Heat domes don’t just strain human health, they destabilize entire ecosystems and infrastructure networks. 

Their knock-on effects are diverse and measurable, if we choose to track them:

• Soil degradation accelerates under extreme heat, affecting both agriculture and dust levels.
• Aquatic ecosystems suffer from thermal pollution and oxygen loss, threatening biodiversity.
• Air stagnation worsens urban smog and regional pollution episodes.

Each of these impacts represents a monitoring opportunity and a chance to respond more effectively.

Preparing for future heat dome seasons

To meet the challenge, we should:

• Establish a national heat dome monitoring network, modelled on hurricane and wildfire tracking systems.
• Begin naming and categorizing heat domes as trackable events, with formal alert levels and public dashboards.
• Invest in community-based sensors that contribute localised data to national monitoring platforms.
• Develop new heat stress indices tailored to infrastructure, ecosystems and at-risk industries.

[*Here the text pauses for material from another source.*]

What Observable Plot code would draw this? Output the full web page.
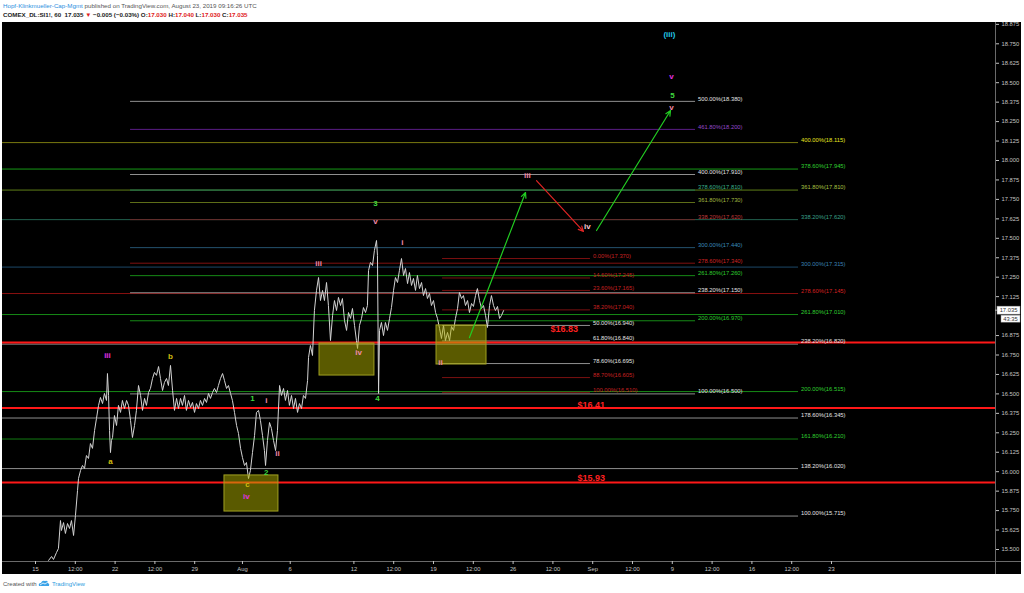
<!DOCTYPE html>
<html><head><meta charset="utf-8">
<script src="https://cdn.jsdelivr.net/npm/d3@7"></script>
<script src="https://cdn.jsdelivr.net/npm/@observablehq/plot@0.6"></script>
<style>
html,body{margin:0;padding:0;background:#fff;width:1024px;height:593px;overflow:hidden;font-family:"Liberation Sans",Arial,sans-serif;}
.hl{position:absolute;left:3px;white-space:nowrap;font-size:6.2px;line-height:8px;}
#chart{position:absolute;left:2px;top:22px;}
#ftr{position:absolute;left:3px;top:580px;font-size:6px;line-height:8px;color:#555;white-space:nowrap;}
</style></head><body>
<div class="hl" style="top:2px;color:#555"><span style="color:#2a8fe0">Hopf-Klinkmueller-Cap-Mgmt</span> published on TradingView.com, August 23, 2019 09:16:26 UTC</div>
<div class="hl" style="top:11px;color:#222;font-weight:bold">COMEX_DL:SI1!, 60&nbsp; 17.035 <span style="color:#e02020">▼</span> −0.005 (−0.03%) O:<span style="color:#e02020">17.030</span> H:<span style="color:#e02020">17.040</span> L:<span style="color:#e02020">17.030</span> C:<span style="color:#e02020">17.035</span></div>
<div id="chart"></div>
<div id="ftr">Created with <svg width="12" height="7" viewBox="0 0 12 7" style="vertical-align:-1px"><path d="M1 6 Q0 3 3 3 Q4 0 7 1 Q10 0 10 3 Q12 4 11 6 Z" fill="#3ba3e8"/><path d="M2 5 L5 3 L7 4 L10 2" stroke="#fff" stroke-width="0.8" fill="none"/></svg> <span style="color:#2a9be0">TradingView</span></div>
<script>
// ---- price series (60-min closes; t = trading days since Mon Jul 15) ----
const t = [0.82,1.01,1.13,1.32,1.44,1.57,1.63,1.76,1.88,2.01,2.14,2.26,2.39,2.51,2.64,2.70,2.83,2.95,3.08,3.20,3.33,3.45,3.58,3.71,3.83,3.96,4.08,4.21,4.33,4.46,4.52,4.59,4.65,4.71,4.77,4.84,4.96,5.09,5.21,5.34,5.46,5.59,5.72,5.84,5.97,6.09,6.22,6.34,6.47,6.60,6.72,6.85,6.97,7.10,7.22,7.35,7.47,7.60,7.73,7.85,7.98,8.10,8.23,8.35,8.48,8.61,8.73,8.86,8.98,9.11,9.23,9.36,9.48,9.61,9.74,9.86,9.99,10.11,10.24,10.36,10.49,10.62,10.74,10.87,10.99,11.12,11.24,11.37,11.49,11.62,11.75,11.87,12.00,12.12,12.25,12.37,12.50,12.63,12.75,12.88,13.00,13.13,13.25,13.38,13.50,13.63,13.76,13.88,14.01,14.13,14.26,14.38,14.45,14.57,14.70,14.82,14.95,15.08,15.20,15.33,15.45,15.58,15.70,15.83,15.95,16.08,16.21,16.33,16.46,16.58,16.71,16.83,16.96,17.09,17.15,17.27,17.40,17.52,17.65,17.78,17.90,18.03,18.15,18.28,18.40,18.53,18.66,18.78,18.91,19.03,19.16,19.28,19.41,19.54,19.66,19.79,19.91,20.04,20.16,20.23,20.35,20.48,20.60,20.73,20.85,20.92,21.04,21.17,21.29,21.42,21.48,21.55,21.61,21.73,21.86,21.98,22.11,22.24,22.36,22.49,22.61,22.74,22.86,22.99,23.12,23.24,23.37,23.49,23.62,23.74,23.87,23.99,24.12,24.25,24.37,24.50,24.62,24.75,24.87,25.00,25.13,25.25,25.38,25.50,25.63,25.75,25.88,26.01,26.13,26.26,26.38,26.51,26.63,26.76,26.88,27.01,27.14,27.26,27.39,27.51,27.64,27.76,27.89,28.02,28.14,28.27,28.39,28.52,28.64,28.77,28.89,29.02,29.15,29.27,29.40];
const close = [15.43,15.455,15.436,15.481,15.506,15.686,15.622,15.673,15.603,15.667,15.635,15.686,15.590,15.719,15.879,15.956,16.008,16.040,16.021,16.104,16.085,16.181,16.150,16.265,16.342,16.426,16.477,16.438,16.503,16.458,16.631,16.490,16.265,16.123,16.201,16.220,16.361,16.297,16.426,16.381,16.458,16.406,16.458,16.426,16.329,16.220,16.297,16.394,16.554,16.490,16.394,16.471,16.426,16.509,16.535,16.599,16.638,16.619,16.676,16.599,16.522,16.573,16.599,16.554,16.683,16.522,16.394,16.471,16.406,16.471,16.426,16.490,16.394,16.458,16.413,16.445,16.381,16.438,16.406,16.458,16.426,16.471,16.445,16.503,16.471,16.509,16.535,16.509,16.554,16.599,16.631,16.586,16.535,16.554,16.503,16.458,16.381,16.297,16.246,16.150,16.091,16.040,16.059,15.956,16.008,16.123,16.233,16.381,16.394,16.329,16.233,16.136,16.040,16.201,16.316,16.278,16.201,16.136,16.265,16.554,16.490,16.535,16.458,16.522,16.426,16.490,16.406,16.471,16.381,16.438,16.406,16.490,16.471,16.586,16.734,16.811,16.747,17.036,17.165,17.248,17.100,17.165,17.100,17.216,17.068,16.843,17.004,17.100,17.036,17.120,17.068,17.113,16.972,16.908,17.023,16.985,17.049,16.940,16.843,16.792,16.940,16.985,17.055,17.023,17.068,17.293,17.345,17.325,17.422,17.486,17.390,16.503,16.908,16.959,16.875,16.959,16.908,16.985,17.055,17.165,17.248,17.216,17.293,17.370,17.261,17.306,17.209,17.280,17.197,17.242,17.165,17.261,17.177,17.216,17.132,17.177,17.113,17.145,17.068,17.100,17.023,16.985,16.921,16.856,16.940,16.843,16.895,16.843,16.933,16.908,16.985,17.049,17.152,17.113,17.132,17.068,17.100,17.023,17.081,17.062,17.132,17.177,17.100,17.049,17.068,17.004,16.927,17.068,17.132,17.068,17.036,17.062,16.985,17.004,17.035];

// ---- Fibonacci level sets ----
const pctA = ["500.00%","461.80%","400.00%","378.60%","361.80%","338.20%","300.00%","278.60%","261.80%","238.20%","200.00%","100.00%"];
const valA = [18.380,18.200,17.910,17.810,17.730,17.620,17.440,17.340,17.260,17.150,16.970,16.500];
const spanA = [5.97,41.46];
const pctB = ["400.00%","378.60%","361.80%","338.20%","300.00%","278.60%","261.80%","238.20%","200.00%","178.60%","161.80%","138.20%","100.00%"];
const valB = [18.115,17.945,17.810,17.620,17.315,17.145,17.010,16.820,16.515,16.345,16.210,16.020,15.715];
const spanB = [-2.073,47.93];
const pctC = ["0.00%","14.60%","23.60%","38.20%","50.00%","61.80%","78.60%","88.70%","100.00%"];
const valC = [17.370,17.245,17.165,17.040,16.940,16.840,16.695,16.605,16.510];
const spanC = [25.57,34.86];

// ---- key horizontal levels ----
const keyLevels = [16.83,16.41,15.93];
const keyText = ["$16.83","$16.41","$15.93"];
const keyTextAt = [[32.35,16.914],[34.05,16.426],[34.05,15.956]];

// ---- zones ----
const zoneT1 = [11.87,17.84,25.19], zoneT2 = [15.26,21.29,28.33];
const zoneHi = [15.976,16.824,16.940], zoneLo = [15.744,16.618,16.689];

// ---- projected path arrows ----
const arrT1 = [27.26,31.47,35.24], arrP1 = [16.862,17.871,17.550];
const arrT2 = [30.78,34.42,39.89], arrP2 = [17.794,17.544,18.321];
const arrKind = ["up","down","up"];

// ---- wave labels ----
const waveText = ["(iii)","v","5","v","iii","iv","3","v","i","iii","iv","4","ii","iii","b","a","1","i","ii","2","c","iv"];
const waveT = [39.82,39.95,40.01,39.95,30.90,34.67,21.36,21.36,23.05,17.78,20.29,21.48,25.44,4.52,8.48,4.71,13.63,14.50,15.20,14.50,13.32,13.25];
const waveP = [18.810,18.540,18.417,18.340,17.904,17.576,17.722,17.606,17.471,17.336,16.764,16.468,16.700,16.748,16.740,16.066,16.468,16.455,16.115,15.993,15.915,15.839];
const waveDeg = ["cyan","magenta","green","pink","pink","pale","green","pink","pink","pink","pink","green","pink","magenta","yellow","yellow","green","pink","pink","green","yellow","magenta"];

// ---- axes ----
const yTicks = [15.5,15.625,15.75,15.875,16,16.125,16.25,16.375,16.5,16.625,16.75,16.875,17.125,17.25,17.375,17.5,17.625,17.75,17.875,18,18.125,18.25,18.375,18.5,18.625,18.75,18.875];
const xTickVals = [0,2.5,5,7.5,10,13,16,20,22.5,25,27.5,30,32.5,35,37.5,40,42.5,45,47.5,50];
const xTickText = ["15","12:00","22","12:00","29","Aug","6","12","12:00","19","12:00","26","12:00","Sep","12:00","9","12:00","16","12:00","23"];
const lastPrice = 17.035, countdown = "43:35";

// ---- styles (kept apart from data) ----
const GREY = "#8f8f8f", WHITE = "#e4e4e4";
const lineA = [GREY,"#5b1d86",GREY,"#1f7a5a","#5e6e18","#6b2828","#24526e","#7e1010","#168a16",GREY,"#168a16",GREY];
const textA = [WHITE,"#9548c8",WHITE,"#3ab08a","#a0b840","#c03a3a","#3a8abc","#d02424","#2ecc2e",WHITE,"#2ecc2e",WHITE];
const lineB = ["#7a7a10","#169a16","#5e7e18","#22604e","#1c4868","#8a1010","#168a16",GREY,"#168a16",GREY,"#127a12",GREY,GREY];
const textB = ["#e8e820","#30d030","#a8c040","#3aa08a","#3a80b4","#d82020","#30d030",WHITE,"#30d030",WHITE,"#30d030",WHITE,WHITE];
const lineC = ["#7a1010","#7a1010","#7a1010","#7a1010",GREY,GREY,GREY,"#7a1010","#7a1010"];
const textC = ["#c82020","#c82020","#c82020","#c82020",WHITE,WHITE,WHITE,"#c82020","#c82020"];
const waveColor = {cyan:"#22c8e8",magenta:"#e030e0",green:"#3ed83e",pink:"#f28aa8",pale:"#f6c6d0",yellow:"#d0bc10"};
const arrowColor = {up:"#22cc22",down:"#e02424"};

// ---- build tables ----
const xDom = [-2.073, 60.302];
const yDom = [15.4229, 18.8869];
const W = 1019, H = 552, MR = 26, MB = 13;
const series = t.map((d, i) => ({t: d, c: close[i]}));
const mk = (pcts, vals, span, lc, tc) => pcts.map((p, i) => ({pct: p, v: vals[i], x1: span[0], x2: span[1], line: lc[i], text: tc[i]}));
const fibs = [...mk(pctB, valB, spanB, lineB, textB), ...mk(pctA, valA, spanA, lineA, textA), ...mk(pctC, valC, spanC, lineC, textC)];
const keys = keyLevels.map((v, i) => ({v, label: keyText[i], x: keyTextAt[i][0], y: keyTextAt[i][1]}));
const zones = zoneT1.map((d, i) => ({x1: d, x2: zoneT2[i], y1: zoneLo[i], y2: zoneHi[i]}));
const arrows = arrT1.map((d, i) => ({x1: d, y1: arrP1[i], x2: arrT2[i], y2: arrP2[i], c: arrowColor[arrKind[i]]}));
const waves = waveText.map((s, i) => ({s, x: waveT[i], y: waveP[i], c: waveColor[waveDeg[i]]}));
const xLabel = new Map(xTickVals.map((v, i) => [v, xTickText[i]]));
const xExt = xDom[1] + (xDom[1] - xDom[0]) * MR / (W - MR);
const yExt = yDom[0] - (yDom[1] - yDom[0]) * MB / (H - MB);

const plot = Plot.plot({
  width: W, height: H,
  marginTop: 0, marginLeft: 0, marginRight: MR, marginBottom: MB,
  style: {background: "#000", color: "#c4c4c4", fontFamily: "Liberation Sans, Arial, sans-serif"},
  x: {domain: xDom},
  y: {domain: yDom},
  color: {type: "identity"},
  marks: [
    Plot.ruleY(fibs, {y: "v", x1: "x1", x2: "x2", stroke: "line", strokeWidth: 1}),
    Plot.ruleY(keys, {y: "v", x1: () => xDom[0], x2: () => xDom[1], stroke: "#ff1818", strokeWidth: 2}),
    Plot.line(series, {x: "t", y: "c", stroke: "#d4d4d4", strokeWidth: 1}),
    Plot.rect(zones, {x1: "x1", x2: "x2", y1: "y1", y2: "y2", fill: "#b4b400", fillOpacity: 0.5, stroke: "#a0a020", strokeWidth: 1}),
    Plot.arrow(arrows, {x1: "x1", y1: "y1", x2: "x2", y2: "y2", stroke: "c", strokeWidth: 1.2, headLength: 7, headAngle: 50}),
    Plot.text(fibs, {x: "x2", y: "v", text: d => `${d.pct}(${d.v.toFixed(3)})`, fill: "text", textAnchor: "start", dx: 2.5, dy: -2.5, fontSize: 5.8}),
    Plot.text(keys, {x: "x", y: "y", text: "label", fill: "#ff2020", textAnchor: "start", fontWeight: "bold", fontSize: 9}),
    Plot.text(waves, {x: "x", y: "y", text: "s", fill: "c", fontWeight: "bold", fontSize: 8}),
    Plot.ruleX([xDom[1]], {y1: yExt, y2: yDom[1], stroke: "#6a6a6a"}),
    Plot.ruleY([yDom[0]], {x1: xDom[0], x2: xExt, stroke: "#6a6a6a"}),
    Plot.axisY({anchor: "right", ticks: yTicks, tickFormat: d => d.toFixed(3), tickSize: 3, tickPadding: 3, fontSize: 5.8}),
    Plot.axisX({anchor: "bottom", ticks: xTickVals, tickFormat: d => xLabel.get(d), tickSize: 3, tickPadding: 2, fontSize: 5.8})
  ]
});
document.getElementById("chart").appendChild(plot);

// last price and countdown tags on the price axis
const ys = plot.scale("y").apply(lastPrice);
const xr = plot.scale("x").apply(xDom[1]);
const g = d3.select(plot).append("g").style("font-size", "5.8px").style("font-family", "Liberation Sans, Arial, sans-serif");
g.append("line").attr("x1", xr).attr("x2", xr + 2).attr("y1", ys).attr("y2", ys).attr("stroke", "#bbb");
g.append("rect").attr("x", xr + 2).attr("y", ys - 4).attr("width", W - xr - 3).attr("height", 8).attr("fill", "#fff").attr("stroke", "#999").attr("stroke-width", 0.5);
g.append("text").attr("x", (xr + 2 + W - 1) / 2).attr("y", ys).attr("dy", "0.35em").attr("text-anchor", "middle").style("fill", "#333").text(lastPrice.toFixed(3));
g.append("rect").attr("x", xr + 6).attr("y", ys + 5).attr("width", W - xr - 7).attr("height", 7).attr("fill", "#fff").attr("stroke", "#999").attr("stroke-width", 0.5);
g.append("text").attr("x", (xr + 6 + W - 1) / 2).attr("y", ys + 8.5).attr("dy", "0.35em").attr("text-anchor", "middle").style("fill", "#333").text(countdown);
</script>
</body></html>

The heat dome is not merely a weather anomal, it’s a structural stress test for our entire environmental monitoring system.

If we only track surface temperature, we miss the real story: soil drying out, grids faltering, air thickening with ozone, and groundwater levels falling. 

To build resilience in a hotter world, we need better instruments, smarter indices and a holistic understanding of heat domes as multi-system environmental crises.